14 05 2011

An awesome trip into central Turkey rounded off my travels in Europe, and I guess more appropriately, began the one in Asia. Sacrificing two nights of sleep in a hostel across the alley from a Turkish dance club, for a bumpy ride in a stuffy bus, seemed to pay off after visiting this remarkable place.

We arrived around 8:30AM and roamed the city for an hour or so before our tour began. Following a solid description of the area’s rich history, we went to explore the regions largest underground city – supposedly able to house up to 20,000 people for a couple of years at a time.

Ihlara Valley was our next stop. We hiked down to the bottom and followed the river for about 5km before veering off to view frescos inside rock-carved churches. The valley led to a small village, where we stopped to have lunch before heading back to learn more of the history surrounding the region.

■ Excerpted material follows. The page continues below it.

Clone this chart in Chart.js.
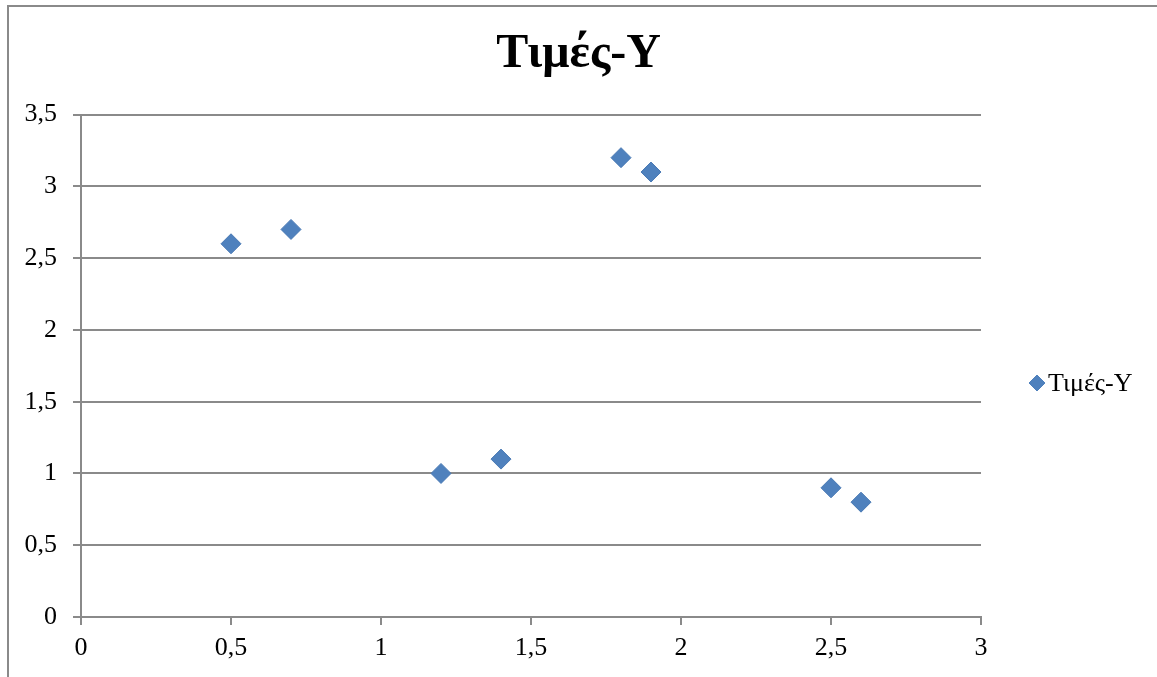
<!DOCTYPE html>
<html>
<head>
<meta charset="utf-8">
<script src="https://cdn.jsdelivr.net/npm/chart.js@4/dist/chart.umd.min.js"></script>
<style>
  html, body { margin: 0; padding: 0; background: #fff; }
  #wrap { width: 1157px; height: 677px; }
</style>
</head>
<body>
<div id="wrap"><canvas id="scatter"></canvas></div>
<script>
// X / Y pairs of the series
const seriesName = "Τιμές-Y";
const xValues = [0.5, 0.7, 1.2, 1.4, 1.8, 1.9, 2.5, 2.6];
const yValues = [2.6, 2.7, 1.0, 1.1, 3.2, 3.1, 0.9, 0.8];

// axis ranges
const xTicks = [0, 0.5, 1, 1.5, 2, 2.5, 3];
const yTicks = [0, 0.5, 1, 1.5, 2, 2.5, 3, 3.5];

const FONT = '"Liberation Serif", "Times New Roman", serif';
const BLUE = "#4f81bd";
const GREY = "#8a8a8a";

const points = xValues.map((x, i) => ({ x: x, y: yValues[i] }));
const comma = v => String(v).replace(".", ",");

// white background plus the outer frame lines
const framePlugin = {
  id: "frame",
  beforeDraw(chart) {
    const ctx = chart.ctx;
    ctx.save();
    ctx.fillStyle = "#fff";
    ctx.fillRect(0, 0, chart.width, chart.height);
    ctx.strokeStyle = GREY;
    ctx.lineWidth = 2;
    ctx.beginPath();
    ctx.moveTo(8, chart.height);
    ctx.lineTo(8, 6);
    ctx.lineTo(chart.width, 6);
    ctx.stroke();
    ctx.restore();
  }
};

// legend in the empty column right of the plot
const sideLegend = {
  id: "sideLegend",
  afterDraw(chart) {
    const ctx = chart.ctx;
    const y = 383;
    ctx.save();
    ctx.fillStyle = BLUE;
    ctx.strokeStyle = BLUE;
    ctx.lineWidth = 1;
    Chart.helpers.drawPoint(ctx, { pointStyle: "rectRot", radius: 8, borderWidth: 1 }, 1037, y);
    ctx.fillStyle = "#000";
    ctx.font = "26px " + FONT;
    ctx.textBaseline = "middle";
    ctx.textAlign = "left";
    ctx.fillText(chart.data.datasets[0].label, 1048, y + 1);
    ctx.restore();
  }
};

new Chart(document.getElementById("scatter"), {
  type: "scatter",
  data: {
    datasets: [{
      label: seriesName,
      data: points,
      pointStyle: "rectRot",
      pointRadius: 10,
      pointHoverRadius: 10,
      backgroundColor: BLUE,
      borderColor: "#4a7ab5",
      borderWidth: 1
    }]
  },
  options: {
    responsive: true,
    maintainAspectRatio: false,
    animation: false,
    layout: { padding: 0 },
    plugins: {
      legend: { display: false },
      tooltip: { enabled: false },
      title: {
        display: true,
        text: seriesName,
        color: "#000",
        font: { family: FONT, size: 48, weight: "bold", lineHeight: 1.2 },
        padding: { top: 26, bottom: 31 }
      }
    },
    scales: {
      x: {
        type: "linear",
        min: 0,
        max: 3,
        afterBuildTicks: s => { s.ticks = xTicks.map(v => ({ value: v })); },
        afterFit: s => { s.height = 60; },
        ticks: {
          color: "#000",
          padding: 8,
          maxRotation: 0,
          font: { family: FONT, size: 26 },
          callback: comma
        },
        grid: { drawOnChartArea: false, drawTicks: true, tickLength: 8, color: GREY, lineWidth: 2 },
        border: { display: true, color: GREY, width: 2 }
      },
      y: {
        type: "linear",
        min: 0,
        max: 3.5,
        afterBuildTicks: s => { s.ticks = yTicks.map(v => ({ value: v })); },
        afterFit: s => { s.width = 81; },
        ticks: {
          color: "#000",
          padding: 16,
          font: { family: FONT, size: 26 },
          callback: comma
        },
        grid: { color: GREY, lineWidth: 2, tickLength: 8, drawTicks: true },
        border: { display: true, color: GREY, width: 2 }
      },
      // empty right-hand column that holds the legend
      side: {
        type: "linear",
        position: "right",
        display: true,
        afterFit: s => { s.width = 176; },
        ticks: { display: false },
        grid: { display: false },
        border: { display: false }
      }
    }
  },
  plugins: [framePlugin, sideLegend]
});
</script>
</body>
</html>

Rock formations caused from volcanic explosions and extreme temperature fluctuations

Part of the underground city

View from outside

Part of the hike

We grabbed some Gözleme (think Turkish quesadillas) and baklava in an awesome family cafe before braving our ridiculous 12-hour journey back to civilization. The rest of the day was spent playing chess at a hookah bar down the alley from our hostel and going to the airport. First flight went well and I am currently chilling in Dubai for 9 hours – Sweet!


Istanbul = Sweet

11 05 2011

I woke up yesterday in the heart of Istanbul, right off İstiklal Avenue in the Beyoğlu district. We had a small breakfast at the hostel and then went to explore. Our first stop was the Spice Bazaar – the olfactory experience was nothing short of incredible. Everything from fresh meats and fish to olives, cheese, teas, countless unknowns and of course spices filled the huts.

İstiklal Avenue at night

After managing to make our way through the crowded streets, we continued to roam south until we hit the Grand Bazaar. Once inside, we stopped for a cup of turkish coffee. It was the caffeine kick I think we both needed to get the day moving. We spent probably the better part of an hour browsing the bazaar, looking at fancy stained-glass lamps, rugs, scarves, bowls, t-shirts, watches and other forms of jewelry, narghiles, and any other random items you could wear or put in your home. When we finally managed to escape the labyrinth, we grabbed some roasted chestnuts from a street vendor and walked towards the Blue Mosque.

Me leaving the Blue Mosque

We arrived just in time for no outside visitation, due to prayer. The loud-speaker on the outside of the Mosque blared the Call to Prayer, a cool thing to have happen outside this monumental structure. We chilled on a bench talking for about thirty minutes until we were allowed inside. It was quite impressive. Basically next door to it is the incredible Hagia Sofia.

Just before entering I went to use the bathroom and almost bumped into a giant. I took a double glance and realized who it was – none other than Kareem Abdul-Jabbar. That’s right, one of the best basketball players of all time there at the Hagia Sofia. It wasn’t long before the masses gathered.

One of the greatest basketball players of all time in Instanbul


Scott and I spend the better part of two hours roaming through the massive building, brushing up on our history and being amazed by the sheer magnitude of everything inside. This was one of those moments that I wished I had paid more attention in my history classes.

We strolled back to the Ave while eating way too many olives and decided to stop and try a traditional narghile, or water pipe. Apple was the flavor of choice, which we coupled with some turkish tea to end the afternoon. Then, realizing that we needed to figure out what to do with our next few days, we made plans with the hostel to talk with some of their friends about day trips.

The day ended at an upscale Turkish restaurant without English menus or waiters (great experience), a few beers and a noisy hostel room.

The next morning we visited the Basilica Cistern, the largest one under Istanbul. It was built under the rule of the Emperor Justinian I in the 6th century AD. Two Medusa heads were found at the base of a few columns, and it is still uncertain to why they are upside down and sideways, but probably just for accurate support. The tour itself wasn’t too spectacular, but the site itself was still impressive.

Cool view from inside

Sideways Medusa head...

We strolled along the Bosphorus Straight until arriving back near the Beyoğlu area and stopped in a local restaurant for some Manti (recommended by our friends at the hostel). Manti is a type of dumpling or ravioli filled with spiced meats, such as beef or lamb, and topped with garlic and yogurt – delicious!

Looks like we will be heading into central Turkey for a day. Supposedly a lot of history and beautiful views. We are taking a ten-hour night bus to get there, spending all day absorbing as much as possible, then doing the same to get back to Istanbul. Wish me luck!